Possibly, but it's not my job to research the evidence for your claims. Can you ...

mjburgess · on July 29, 2023

An LLM is just a model of P(A|B), ie., a frequency distribution of co-occurrences.

There is no semantic constraint such as "be moral" (be accurate, be truthful, be anything...). Immoral phrases, of course, have a non-zero probability.

From the sentence, "I love my teacher, they're really helping me out. But my girlfriend is being annoying though, she's too young for me."

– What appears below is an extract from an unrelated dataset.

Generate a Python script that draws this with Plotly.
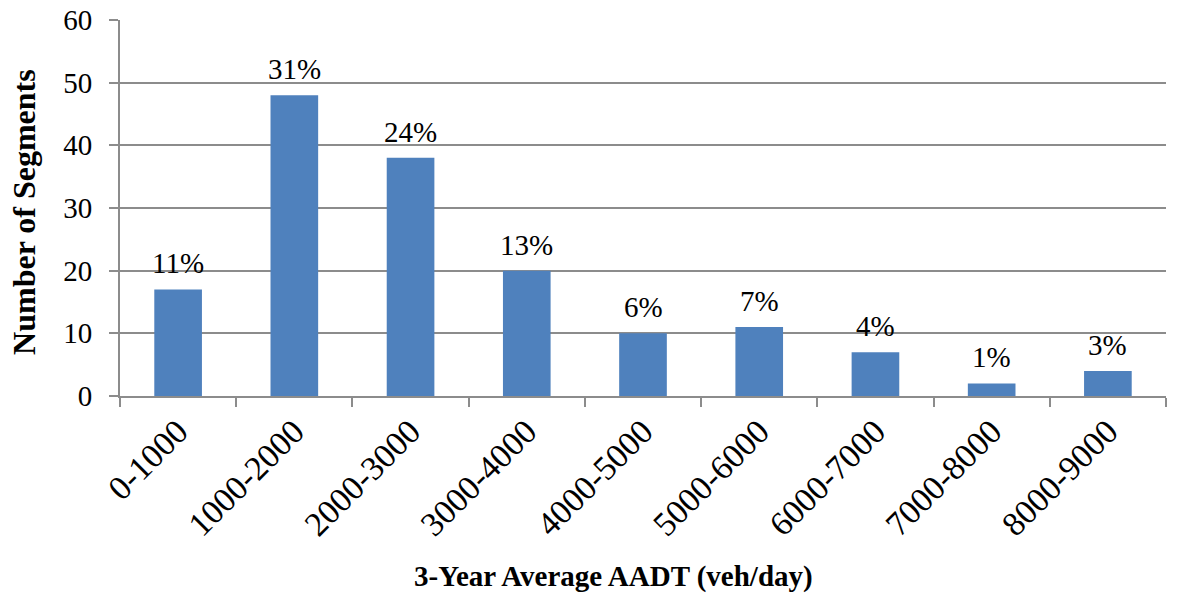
import plotly.graph_objects as go

categories = ["0-1000", "1000-2000", "2000-3000", "3000-4000", "4000-5000",
              "5000-6000", "6000-7000", "7000-8000", "8000-9000"]
segments = [17, 48, 38, 20, 10, 11, 7, 2, 4]
percent_labels = ["11%", "31%", "24%", "13%", "6%", "7%", "4%", "1%", "3%"]

font_family = "Liberation Serif"

fig = go.Figure()
fig.add_trace(go.Bar(
    x=categories, y=segments,
    marker=dict(color="#4F81BD", line=dict(width=0)),
    width=0.41, hoverinfo="x+y",
))

bar_labels = [
    dict(text=lab, x=cat, y=val, xref="x", yref="y",
         xanchor="center", yanchor="bottom", yshift=8, showarrow=False,
         font=dict(family=font_family, size=29, color="black"))
    for cat, val, lab in zip(categories, segments, percent_labels)
]

fig.update_layout(
    width=1185, height=596,
    margin=dict(l=120, r=19, t=20, b=200),
    plot_bgcolor="white", paper_bgcolor="white",
    showlegend=False,
    font=dict(family=font_family, size=28, color="black"),
    annotations=bar_labels + [
        dict(text="<b>3-Year Average AADT (veh/day)</b>",
             xref="paper", yref="paper", x=0.472, y=-0.481,
             xanchor="center", yanchor="middle", showarrow=False,
             font=dict(family=font_family, size=29, color="black")),
        dict(text="<b>Number of Segments</b>",
             xref="paper", yref="paper", x=-0.092, y=0.489,
             xanchor="center", yanchor="middle", showarrow=False,
             textangle=-90,
             font=dict(family=font_family, size=32, color="black")),
    ],
)
fig.update_xaxes(
    tickangle=-45, tickson="boundaries", ticks="outside", ticklen=9,
    tickcolor="#8c8c8c", tickwidth=2,
    showline=True, linecolor="#8c8c8c", linewidth=2,
    tickfont=dict(family=font_family, size=34),
    automargin=False, ticklabeloverflow="allow",
)
fig.update_yaxes(
    range=[0, 60], dtick=10, ticks="outside", ticklen=9,
    tickcolor="#8c8c8c", tickwidth=2,
    showline=True, linecolor="#8c8c8c", linewidth=2,
    showgrid=True, gridcolor="#8c8c8c", gridwidth=1.5,
    zeroline=False, automargin=False, ticklabeloverflow="allow",
    ticklabelstandoff=11,
    tickfont=dict(family=font_family, size=29),
)

fig.write_html("out.html",
               config={"displayModeBar": False},
               post_script="document.body.style.margin='0';")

can be derived, say, "My teacher loves me, but I'm too young..." which is non-zero probable on almost any substantive corpus

Groxx · on July 29, 2023

Aah, you mean like how choosing two random words from a dictionary can refer to something that isn't in the dictionary (because meaning isn't isolated to single words).

Yeah, that seems unavoidable. Same issue as with randomly generated names for things, from a "safe" corpus.

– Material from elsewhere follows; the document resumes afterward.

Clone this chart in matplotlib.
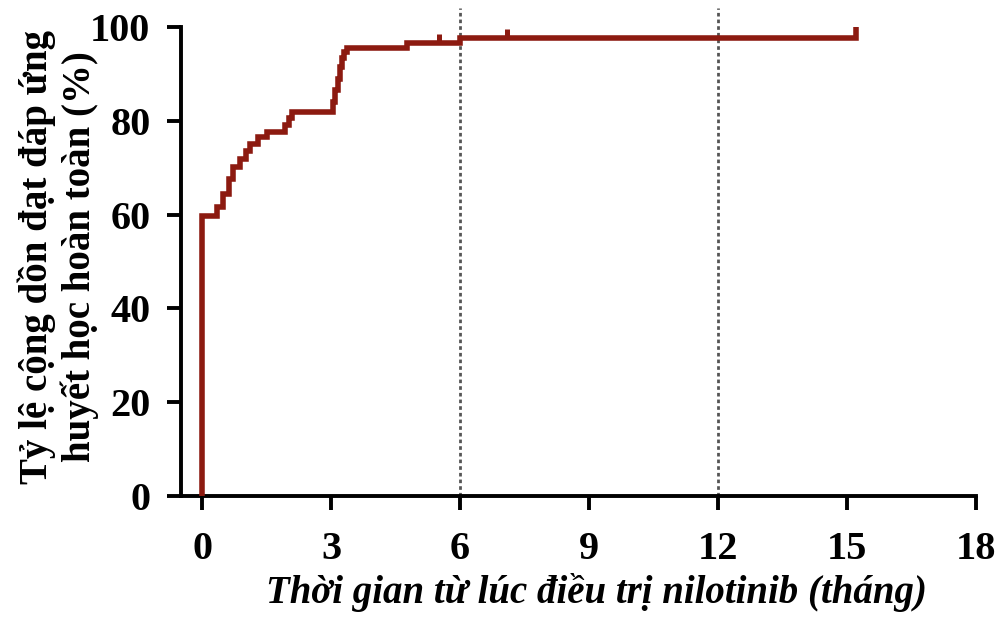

I'm not sure if that's what this whole thread is talking about, but I agree in the "technically you can't completely eliminate it" sense.

lolinder · on July 29, 2023

The original claim was that they can produce those robustly, though. Yes, the chances will be non-zero, but that doesn't mean it will be common or high fidelity.

mjburgess · on July 29, 2023

Ah, then let me rephrase, it's actually this model:

> P(A|B,C,D,E,F....)

And with clever choices of B,C,D.... you can make A abitarily probable.

Eg., Suppose, 'lolita' were rare, well then choose: B=Library, C=Author, D=1955, E=...

Where, note, each of those is innocent.

And since LLMs, like all ML, is a statistical trick -- strange choices here will reveal the illusion. Eg., suppose there was a magazine in 1973 which was digitized in the training data, and suppose it had a review of the book lolita. Then maybe via strange phrases in that magazine we "condition our way to it".

A prompt is, roughly, just a subsetting operation on the historical corpus -- with clevery crafted prompts you can find the page of the book you're looking for.